The new UofL coach was accompanied on the stage by his wife Christi, his daughters, Hailee, 11, and Lainee (12). His 3-year-old son Brayden also was there but not long, wandering the back of the meeting room where he was heavily pre-occupied with  Play Doh.

Former UofL Coach Denny Crum tells Chris Mack that he made a good decision to move his family to Louisville (Cindy Rice Shelton photo).

If Mack sounded like someone living the dream, it was because he has long admired UofL basketball. “I told the UofL players it was not easy to leave a situation in which less than 24 hours ago I was in another locker room with another group of players with a lot of tears,” he said. “To leave Xavier to come here, this place had to be pretty special.
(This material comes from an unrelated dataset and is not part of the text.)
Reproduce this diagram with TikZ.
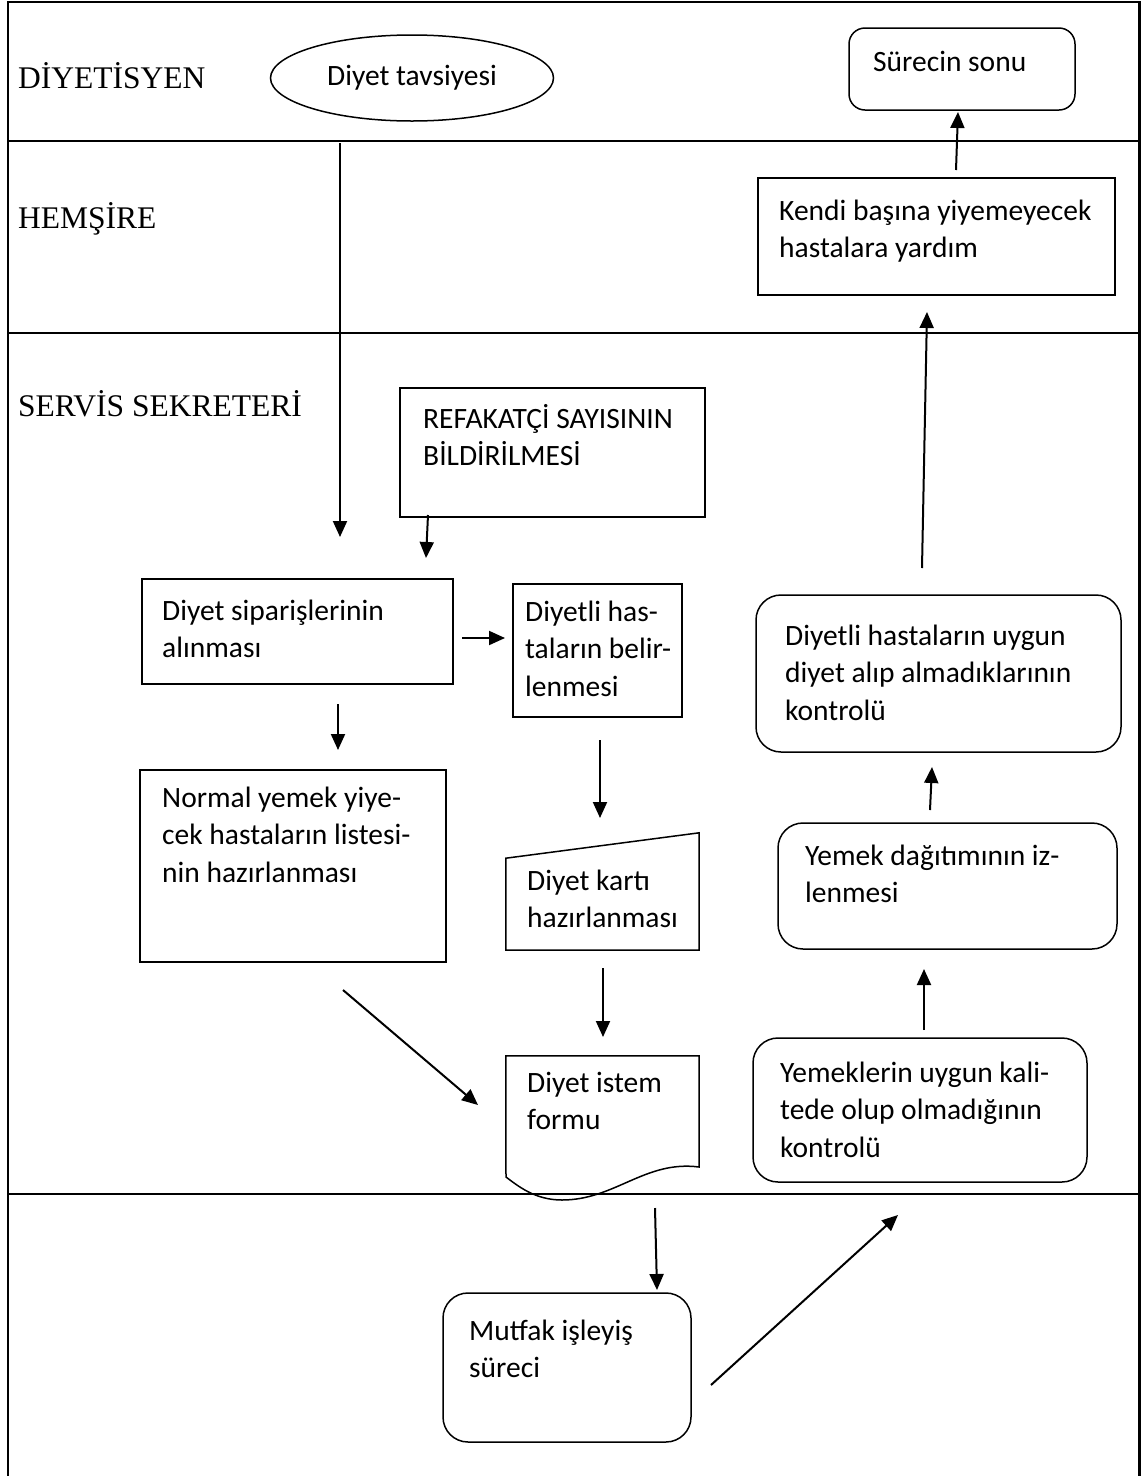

And it is, very special.”

Chris Mack became Vince Tyra’s first major hire since assuming athletic director responsibilities at UofL (Cindy Rice Shelton photo).

Sharing his enthusiasm is his wife, the former Christi Hester, who grew up in the Louisville area. She was runner-up for Miss Kentucky Basketball as a senior at Holy Cross High School in 1996.  Runner-up to Jaime Richey, the sister of Jeff Walz, who coaches the UofL women’s basketball team.

During his nine-year tenure at Xavier University, Mack was considered a candidate for some other major coaching jobs, but chose not to leave. “Some people say, ‘Why go there (to Louisville?). He’s crazy’. I have never been afraid of a challenge. I faced a lot of adversity during my playing years (including ACL injuries in both knees).  It was a tough decision but in my heart I knew it was the right decision.”

Mack said it was not his job to look backwards but to look forward.  “I told these guys (the UofL players) that this is my final stop,” he said. “I’m never going to coach at another university, not in the NBA, or in high school. I can’t wait to get started.”